| I may live in the densest neighborhood of any HN participant: North Battery Park City [1] in Lower Manhattan. As an example, my son's 500 kid elementary school serves 9 buildings. And I'm here to tell you, the future feels great. Specifically, living vertically has all sorts of wonderful aspects in terms of community (the kids can trick-or-treat without leaving the building), access to resources (my kids can ride the elevator barefoot to the waterpark out the back door in the summer) and environmentally (we live in the first LEED platinum residential building in the US). The only problem is that it is expensive, and it doesn't need to be as expensive as it is. Building lots more residential skyscrapers, eliminating parking minimums [2], and reducing the incentive to warehouse vacant lots through land taxes or similar can all make New York City even more livable than it already is. [1] http://en.wikipedia.org/wiki/Battery_Park_City
[2] http://www.streetsblog.org/2012/03/21/report-details-how-one... |
What is probably the greatest advantage of very dense cities is that you can have a really great public transportation network.

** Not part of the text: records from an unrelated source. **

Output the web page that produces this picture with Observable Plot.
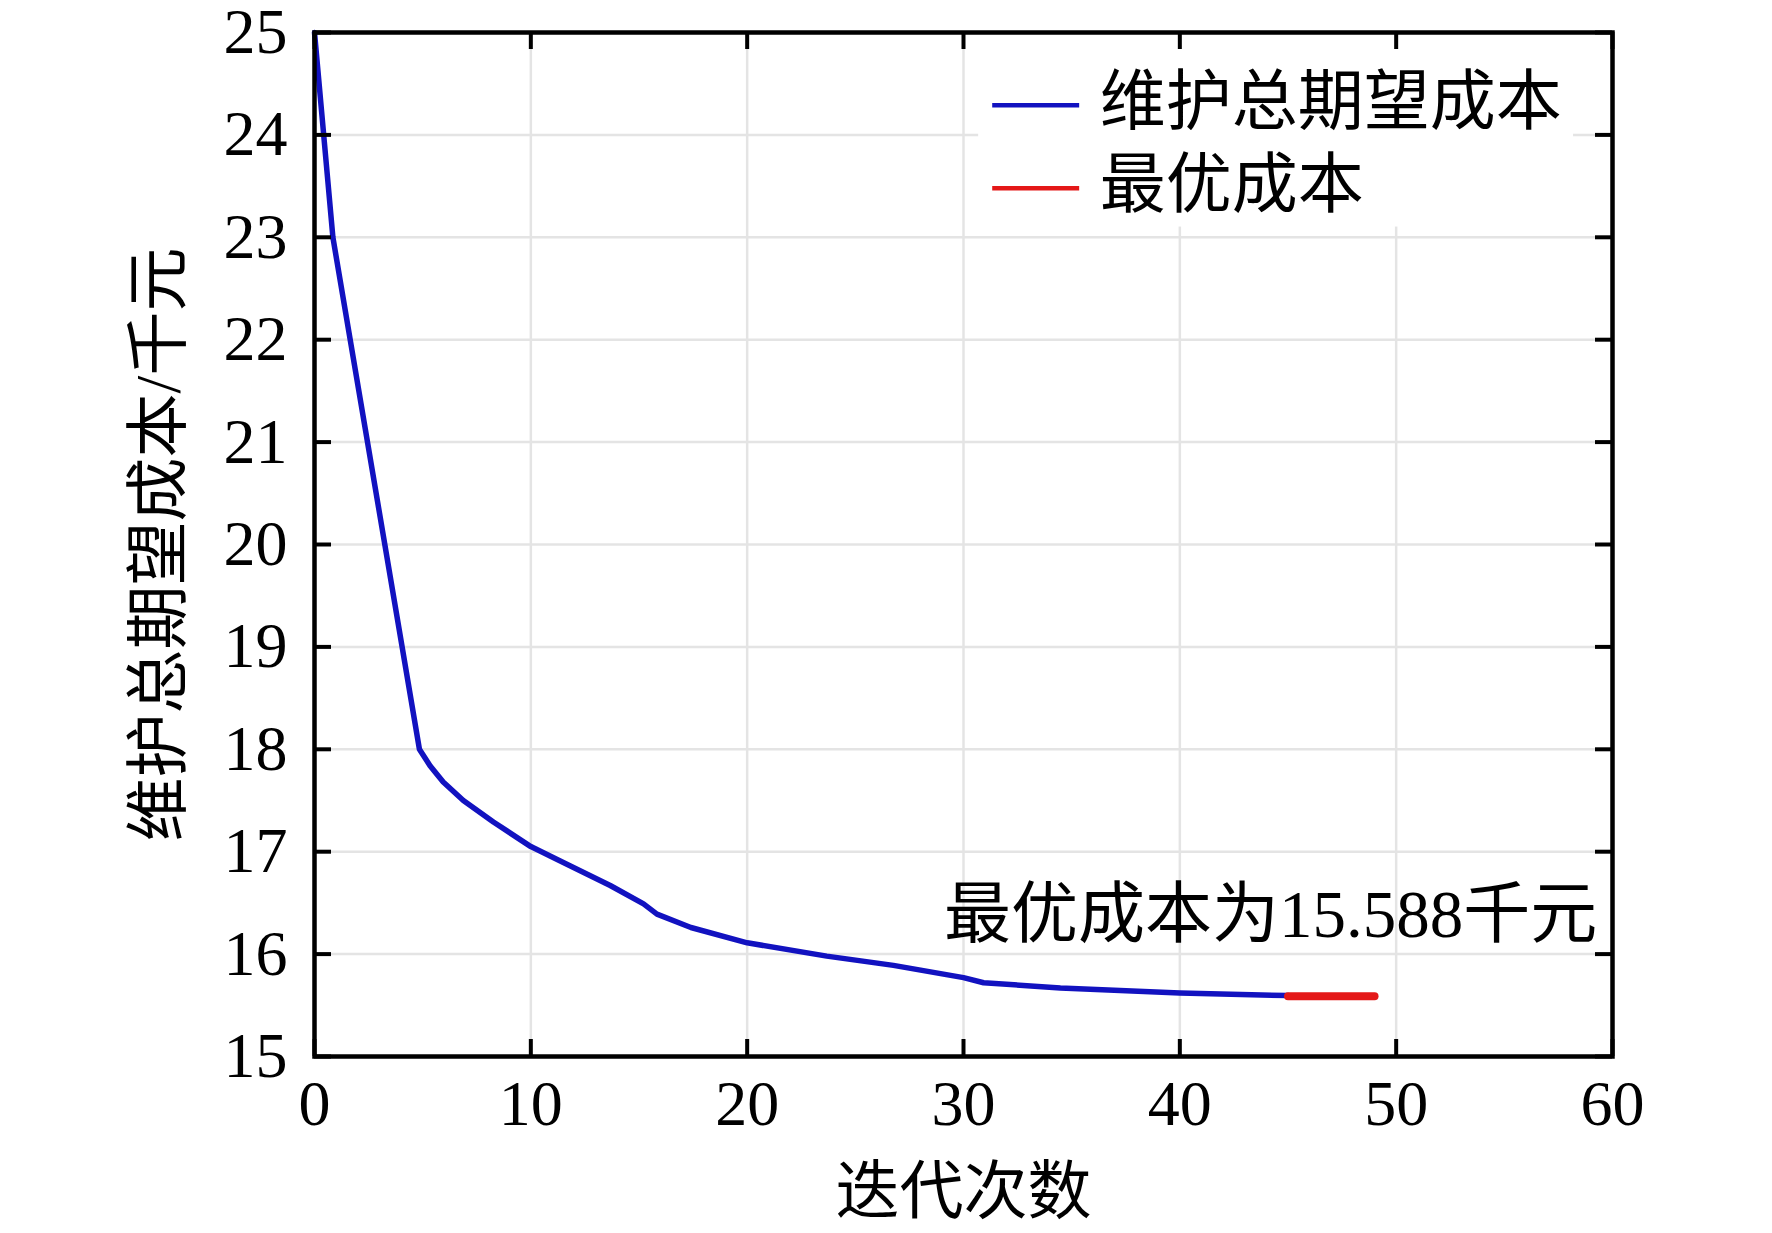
<!DOCTYPE html>
<html>
<head>
<meta charset="utf-8">
<script src="https://cdn.jsdelivr.net/npm/d3@7"></script>
<script src="https://cdn.jsdelivr.net/npm/@observablehq/plot@0.6"></script>
<style>
  html, body { margin: 0; padding: 0; background: #ffffff; }
  #chart svg { display: block; overflow: visible; }
</style>
</head>
<body>
<div id="chart"></div>
<script>
// ---- data ----
const iterations = [0, 0.85, 4.85, 5.34, 5.95, 6.88, 8.27, 10, 11.36, 13.67, 15.21, 15.83, 17.4, 20, 23.68, 26.76, 30, 30.93, 34.48, 40, 45];
const totalCost  = [25, 23.0, 18.0, 17.84, 17.68, 17.50, 17.29, 17.05, 16.91, 16.67, 16.49, 16.39, 16.26, 16.11, 15.98, 15.89, 15.77, 15.72, 15.67, 15.62, 15.595];
const optimalIterations = [45, 49];
const optimalCost = [15.588, 15.588];
const xTicks = [0, 10, 20, 30, 40, 50, 60];
const yTicks = [15, 16, 17, 18, 19, 20, 21, 22, 23, 24, 25];
const seriesNames = ["维护总期望成本", "最优成本"];
const seriesColors = ["#1212c0", "#e41818"];
const xTitle = "迭代次数";
const yTitle = "维护总期望成本/千元";
const annotation = "最优成本为15.588千元";

// ---- tables built from the arrays ----
const costLine = iterations.map((x, i) => ({x, y: totalCost[i]}));
const optLine = optimalIterations.map((x, i) => ({x, y: optimalCost[i]}));
const legendRows = seriesNames.map((name, i) => ({name, color: seriesColors[i], y: [24.29, 23.48][i]}));

const W = 1772, H = 1233;
const mL = 314, mR = 160, mT = 32, mB = 177;
const innerW = W - mL - mR, innerH = H - mT - mB;
const tickLen = 17;
const font = "'Liberation Serif', 'Noto Sans CJK SC', serif";

const chart = Plot.plot({
  width: W,
  height: H,
  marginLeft: mL,
  marginRight: mR,
  marginTop: mT,
  marginBottom: mB,
  style: {fontFamily: font, fontSize: "64px", color: "#000", background: "#fff", overflow: "visible"},
  x: {domain: [0, 60]},
  y: {domain: [15, 25]},
  marks: [
    Plot.gridX(xTicks, {stroke: "#e4e4e4", strokeOpacity: 1, strokeWidth: 2.5}),
    Plot.gridY(yTicks, {stroke: "#e4e4e4", strokeOpacity: 1, strokeWidth: 2.5}),
    // legend background
    Plot.rect([0], {x1: 30.7, x2: 58.2, y1: 23.1, y2: 25, fill: "#fff"}),
    Plot.axisX(xTicks, {tickSize: 0, tickPadding: 23, fontSize: 64, tickFormat: d => String(d), label: null}),
    Plot.axisY(yTicks, {tickSize: 0, tickPadding: 27, fontSize: 64, tickFormat: d => String(d), label: null}),
    Plot.line(costLine, {x: "x", y: "y", stroke: seriesColors[0], strokeWidth: 5.5, strokeLinejoin: "round"}),
    Plot.line(optLine, {x: "x", y: "y", stroke: seriesColors[1], strokeWidth: 8}),
    // legend
    Plot.ruleY(legendRows, {y: "y", x1: 31.35, x2: 35.37, stroke: "color", strokeWidth: 4.5}),
    Plot.text(legendRows, {y: "y", x: 36.3, text: "name", textAnchor: "start", lineAnchor: "middle", fontSize: 66, fill: "#000", dy: -2}),
    // annotation
    Plot.text([annotation], {x: 59.3, y: 16.38, text: d => d, textAnchor: "end", lineAnchor: "middle", fontSize: 67, fill: "#000"}),
    // axis titles
    Plot.text([xTitle], {frameAnchor: "bottom", dy: 136, text: d => d, lineAnchor: "middle", fontSize: 64, fill: "#000"}),
    Plot.text([yTitle], {x: -7.17, y: 20, rotate: -90, text: d => d, textAnchor: "middle", lineAnchor: "middle", fontSize: 64, fill: "#000"}),
    // inward ticks on all four sides
    Plot.tickX(xTicks, {x: d => d, insetTop: innerH - tickLen, stroke: "#000", strokeWidth: 4}),
    Plot.tickX(xTicks, {x: d => d, insetBottom: innerH - tickLen, stroke: "#000", strokeWidth: 4}),
    Plot.tickY(yTicks, {y: d => d, insetRight: innerW - tickLen, stroke: "#000", strokeWidth: 4}),
    Plot.tickY(yTicks, {y: d => d, insetLeft: innerW - tickLen, stroke: "#000", strokeWidth: 4}),
    Plot.frame({stroke: "#000", strokeWidth: 4.5})
  ]
});
document.getElementById("chart").appendChild(chart);
</script>
</body>
</html>
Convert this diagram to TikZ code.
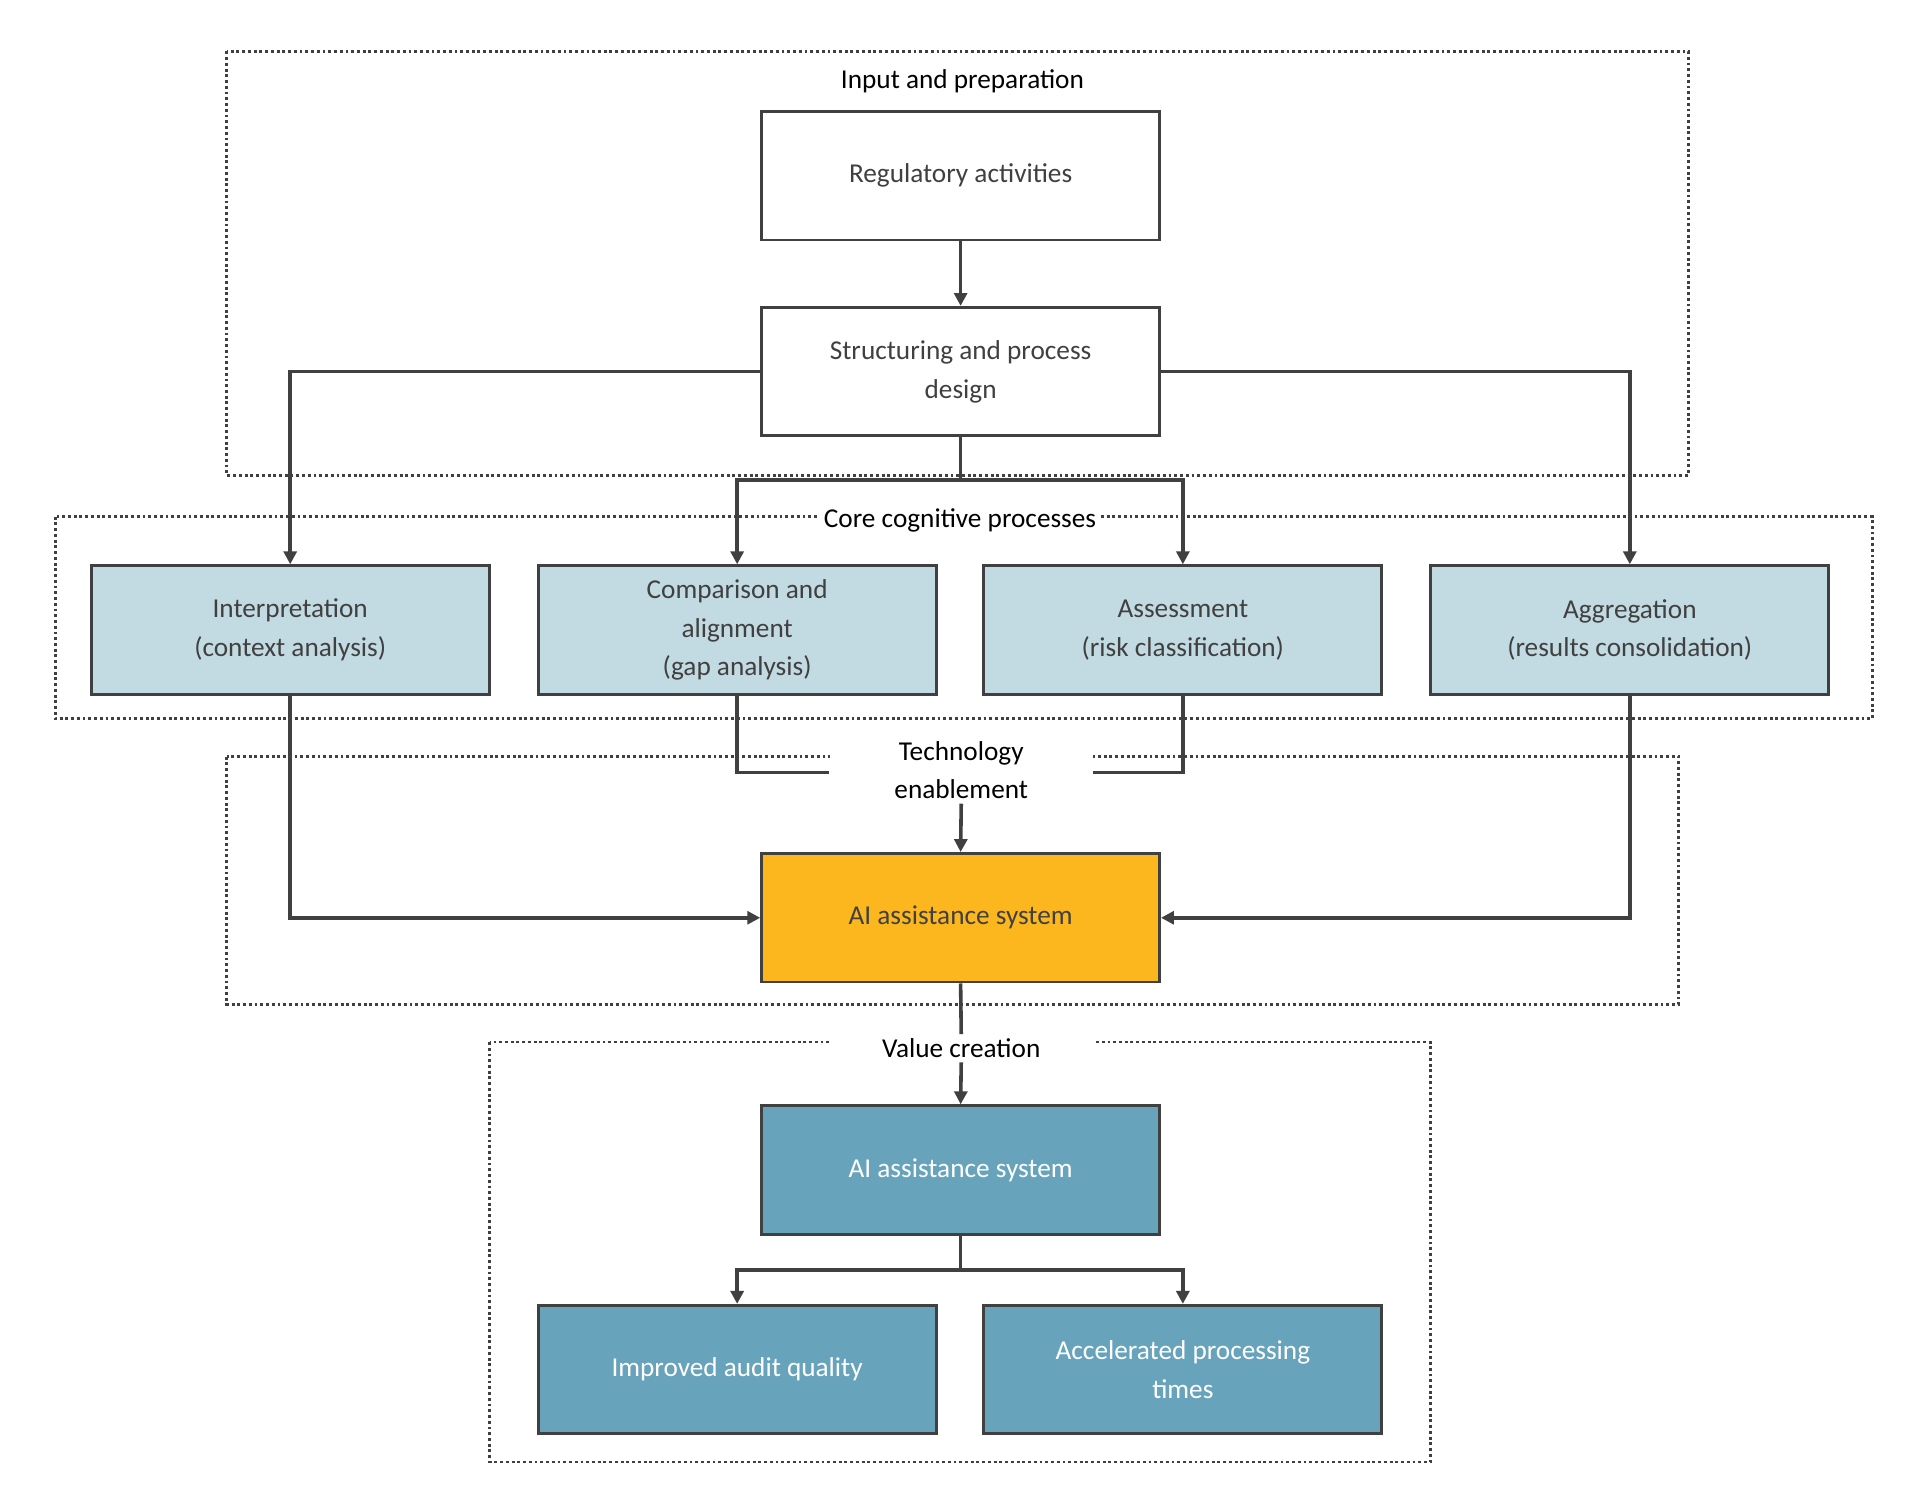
\documentclass[tikz,border=0pt]{standalone}
\usepackage{fontspec}
\setmainfont{Carlito}
\usetikzlibrary{arrows.meta}
\definecolor{ln}{HTML}{404040}
\definecolor{lb}{HTML}{C2DAE1}
\definecolor{org}{HTML}{FDB71E}
\definecolor{tl}{HTML}{68A3BC}
\begin{document}
\begin{tikzpicture}[x=0.03cm,y=-0.03cm,
 bx/.style={draw=ln,line width=2pt,minimum width=325*0.03cm,minimum height=105*0.03cm,align=center,text=ln,font=\fontsize{19}{27}\selectfont,inner sep=0pt},
 grp/.style={draw=ln,line width=2pt,dotted},
 ttl/.style={fill=white,align=center,font=\fontsize{19}{27}\selectfont,inner sep=3pt},
 ar/.style={draw=ln,line width=2.5pt,-{Triangle[length=9pt,width=9pt]}},
 pl/.style={draw=ln,line width=2.5pt}]
\useasboundingbox[fill=white] (0,0) rectangle (1568,1231);
\draw[grp] (185,42) rectangle (1379,388);
\draw[grp] (45,422) rectangle (1529,587);
\draw[grp] (185,618) rectangle (1371,820);
\draw[grp] (400,851) rectangle (1168,1194);
\node[ttl] (t1) at (786,66) {Input and preparation};
\node[bx] (reg) at (784.5,143.5) {Regulatory activities};
\node[bx] (str) at (784.5,303.5) {Structuring and process\\design};
\node[ttl] (t2) at (784,425) {Core cognitive processes};
\node[bx,fill=lb] (int) at (237,514.5) {Interpretation\\(context analysis)};
\node[bx,fill=lb] (cmp) at (602,514.5) {Comparison and\\alignment\\(gap analysis)};
\node[bx,fill=lb] (ass) at (966,514.5) {Assessment\\(risk classification)};
\node[bx,fill=lb] (agg) at (1331,514.5) {Aggregation\\(results consolidation)};
\node[ttl,minimum width=215*0.03cm] (t3) at (785,629) {Technology\\enablement};
\node[bx,fill=org] (ai) at (784.5,749.5) {AI assistance system};
\node[ttl,minimum width=215*0.03cm] (t4) at (785,856) {Value creation};
\node[bx,fill=tl,text=white] (ai2) at (784.5,955.5) {AI assistance system};
\node[bx,fill=tl,text=white] (iaq) at (602,1118.5) {Improved audit quality};
\node[bx,fill=tl,text=white] (apt) at (966,1118.5) {Accelerated processing\\times};
\draw[ar] (reg) -- (str);
\draw[ar] (str.west) -| (int.north);
\draw[ar] (str.east) -| (agg.north);
\coordinate (s1) at (784.5,392);
\draw[pl] (str.south) -- (s1);
\draw[ar] (s1) -| (cmp.north);
\draw[ar] (s1) -| (ass.north);
\draw[pl] (cmp.south) |- (t3.west|-0,631);
\draw[pl] (ass.south) |- (t3.east|-0,631);
\draw[ar] (t3.south) -- (ai.north);
\draw[ar] (int.south) |- (ai.west);
\draw[ar] (agg.south) |- (ai.east);
\draw[pl] (ai.south) -- (t4.north);
\draw[ar] (t4.south) -- (ai2.north);
\coordinate (s2) at (784.5,1037);
\draw[pl] (ai2.south) -- (s2);
\draw[ar] (s2) -| (iaq.north);
\draw[ar] (s2) -| (apt.north);
\end{tikzpicture}
\end{document}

While the farther suburbs cruelly lack transportation, Paris proper is tightly covered, with the great majority of residents having less than 500m to walk to get to the subway (and some lines have stops every 200m).
In these conditions a post-car society truly is possible and we're slowly but steadily getting there, with streets being closed to cars one by one, and parking spots being removed by the hundreds month after month.